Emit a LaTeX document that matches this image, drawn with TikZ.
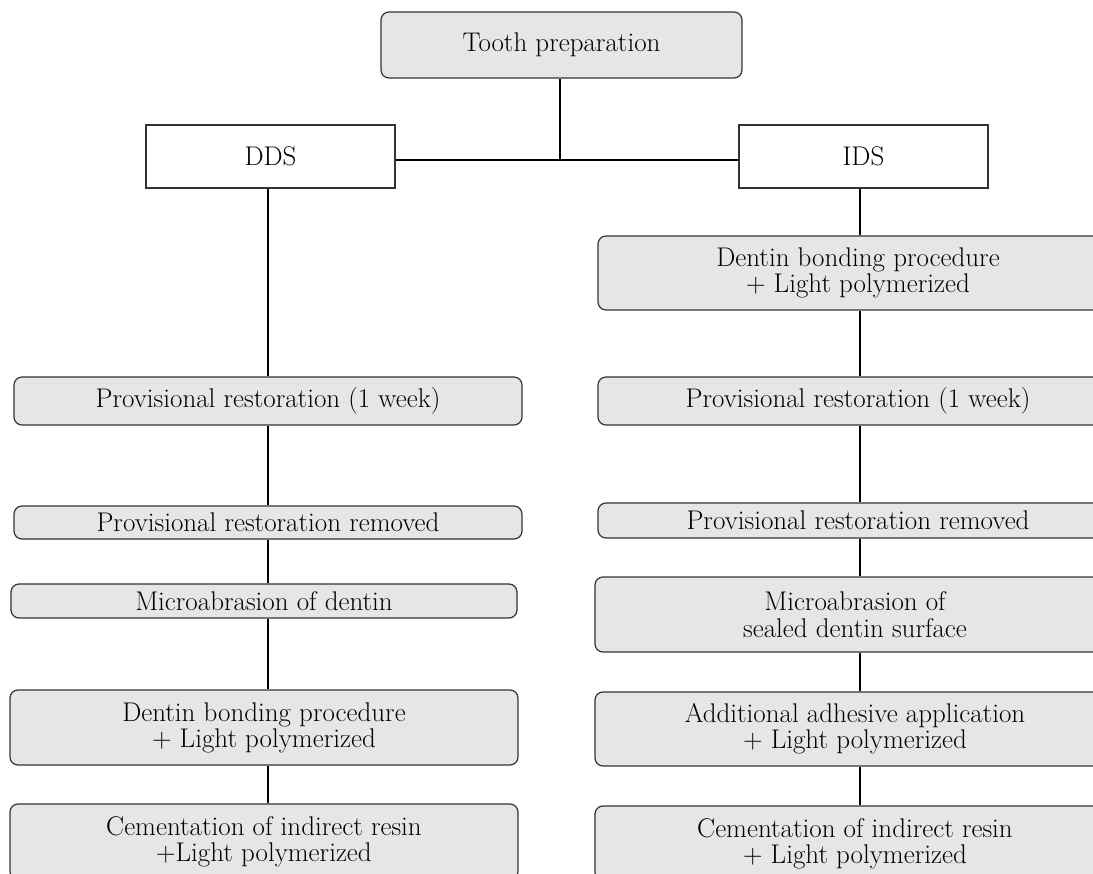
\documentclass[tikz,border=0pt]{standalone}
\usepackage{xcolor}
\definecolor{boxgray}{HTML}{E6E6E6}
\definecolor{edgegray}{HTML}{333333}
\begin{document}
\begin{tikzpicture}[x=1pt,y=-1pt,
  every node/.style={font=\fontsize{27}{26}\selectfont, inner sep=0pt, align=center},
  gbox/.style={draw=edgegray, line width=1.2pt, fill=boxgray, rounded corners=8pt, minimum width=#1},
  gbox/.default=508pt,
  wbox/.style={draw=edgegray, line width=1.2pt, fill=white, minimum width=249pt, minimum height=63pt},
  conn/.style={draw=black, line width=2.2pt}]
\path[use as bounding box, clip] (0,0) rectangle (1093,874);
\fill[white] (0,0) rectangle (1093,874);
% top
\node[gbox=361pt, minimum height=66pt] (tooth) at (561.5,45) {Tooth preparation};
\node[wbox] (dds) at (270.5,156.5) {DDS};
\node[wbox] (ids) at (863.5,156.5) {IDS};
% left column
\node[gbox=508pt, minimum height=48pt] (l1) at (268,401) {Provisional restoration (1 week)};
\node[gbox=508pt, minimum height=33pt] (l2) at (268,522.5) {Provisional restoration removed};
\node[gbox=506pt, minimum height=34pt] (l3) at (264,601) {Microabrasion of dentin};
\node[gbox=508pt, minimum height=75pt] (l4) at (264,727.5) {Dentin bonding procedure\\+ Light polymerized};
\node[gbox=508pt, minimum height=76pt] (l5) at (264,842) {Cementation of indirect resin\\+Light polymerized};
% right column
\node[gbox=520pt, minimum height=74pt] (r1) at (858,273) {Dentin bonding procedure\\+ Light polymerized};
\node[gbox=520pt, minimum height=48pt] (r2) at (858,401) {Provisional restoration (1 week)};
\node[gbox=520pt, minimum height=35pt] (r3) at (858,520.5) {Provisional restoration removed};
\node[gbox=520pt, minimum height=75pt] (r4) at (855,614.5) {Microabrasion of\\[1pt]sealed dentin surface};
\node[gbox=520pt, minimum height=74pt] (r5) at (855,729) {Additional adhesive application\\+ Light polymerized};
\node[gbox=520pt, minimum height=75pt] (r6) at (855,843.5) {Cementation of indirect resin\\+ Light polymerized};
% connector guides
\coordinate (j) at (560,160);
\coordinate (lx) at (268,0);
\coordinate (rx) at (860,0);
% connectors
\draw[conn] (tooth.south -| j) -- (j);
\draw[conn] (dds.east |- j) -- (ids.west |- j);
\draw[conn] (dds.south -| lx) -- (l1.north -| lx);
\draw[conn] (l1.south -| lx) -- (l2.north -| lx);
\draw[conn] (l2.south -| lx) -- (l3.north -| lx);
\draw[conn] (l3.south -| lx) -- (l4.north -| lx);
\draw[conn] (l4.south -| lx) -- (l5.north -| lx);
\draw[conn] (ids.south -| rx) -- (r1.north -| rx);
\draw[conn] (r1.south -| rx) -- (r2.north -| rx);
\draw[conn] (r2.south -| rx) -- (r3.north -| rx);
\draw[conn] (r3.south -| rx) -- (r4.north -| rx);
\draw[conn] (r4.south -| rx) -- (r5.north -| rx);
\draw[conn] (r5.south -| rx) -- (r6.north -| rx);
\end{tikzpicture}
\end{document}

────

- Goal of the exercise -
Repeat the material exactly as it reads, without any of its pictures.

- Exercise response -
Emit a LaTeX document that matches this image, drawn with TikZ.
\documentclass[tikz,border=0pt]{standalone}
\usepackage{xcolor}
\definecolor{boxgray}{HTML}{E6E6E6}
\definecolor{edgegray}{HTML}{333333}
\begin{document}
\begin{tikzpicture}[x=1pt,y=-1pt,
  every node/.style={font=\fontsize{27}{26}\selectfont, inner sep=0pt, align=center},
  gbox/.style={draw=edgegray, line width=1.2pt, fill=boxgray, rounded corners=8pt, minimum width=#1},
  gbox/.default=508pt,
  wbox/.style={draw=edgegray, line width=1.2pt, fill=white, minimum width=249pt, minimum height=63pt},
  conn/.style={draw=black, line width=2.2pt}]
\path[use as bounding box, clip] (0,0) rectangle (1093,874);
\fill[white] (0,0) rectangle (1093,874);
% top
\node[gbox=361pt, minimum height=66pt] (tooth) at (561.5,45) {Tooth preparation};
\node[wbox] (dds) at (270.5,156.5) {DDS};
\node[wbox] (ids) at (863.5,156.5) {IDS};
% left column
\node[gbox=508pt, minimum height=48pt] (l1) at (268,401) {Provisional restoration (1 week)};
\node[gbox=508pt, minimum height=33pt] (l2) at (268,522.5) {Provisional restoration removed};
\node[gbox=506pt, minimum height=34pt] (l3) at (264,601) {Microabrasion of dentin};
\node[gbox=508pt, minimum height=75pt] (l4) at (264,727.5) {Dentin bonding procedure\\+ Light polymerized};
\node[gbox=508pt, minimum height=76pt] (l5) at (264,842) {Cementation of indirect resin\\+Light polymerized};
% right column
\node[gbox=520pt, minimum height=74pt] (r1) at (858,273) {Dentin bonding procedure\\+ Light polymerized};
\node[gbox=520pt, minimum height=48pt] (r2) at (858,401) {Provisional restoration (1 week)};
\node[gbox=520pt, minimum height=35pt] (r3) at (858,520.5) {Provisional restoration removed};
\node[gbox=520pt, minimum height=75pt] (r4) at (855,614.5) {Microabrasion of\\[1pt]sealed dentin surface};
\node[gbox=520pt, minimum height=74pt] (r5) at (855,729) {Additional adhesive application\\+ Light polymerized};
\node[gbox=520pt, minimum height=75pt] (r6) at (855,843.5) {Cementation of indirect resin\\+ Light polymerized};
% connector guides
\coordinate (j) at (560,160);
\coordinate (lx) at (268,0);
\coordinate (rx) at (860,0);
% connectors
\draw[conn] (tooth.south -| j) -- (j);
\draw[conn] (dds.east |- j) -- (ids.west |- j);
\draw[conn] (dds.south -| lx) -- (l1.north -| lx);
\draw[conn] (l1.south -| lx) -- (l2.north -| lx);
\draw[conn] (l2.south -| lx) -- (l3.north -| lx);
\draw[conn] (l3.south -| lx) -- (l4.north -| lx);
\draw[conn] (l4.south -| lx) -- (l5.north -| lx);
\draw[conn] (ids.south -| rx) -- (r1.north -| rx);
\draw[conn] (r1.south -| rx) -- (r2.north -| rx);
\draw[conn] (r2.south -| rx) -- (r3.north -| rx);
\draw[conn] (r3.south -| rx) -- (r4.north -| rx);
\draw[conn] (r4.south -| rx) -- (r5.north -| rx);
\draw[conn] (r5.south -| rx) -- (r6.north -| rx);
\end{tikzpicture}
\end{document}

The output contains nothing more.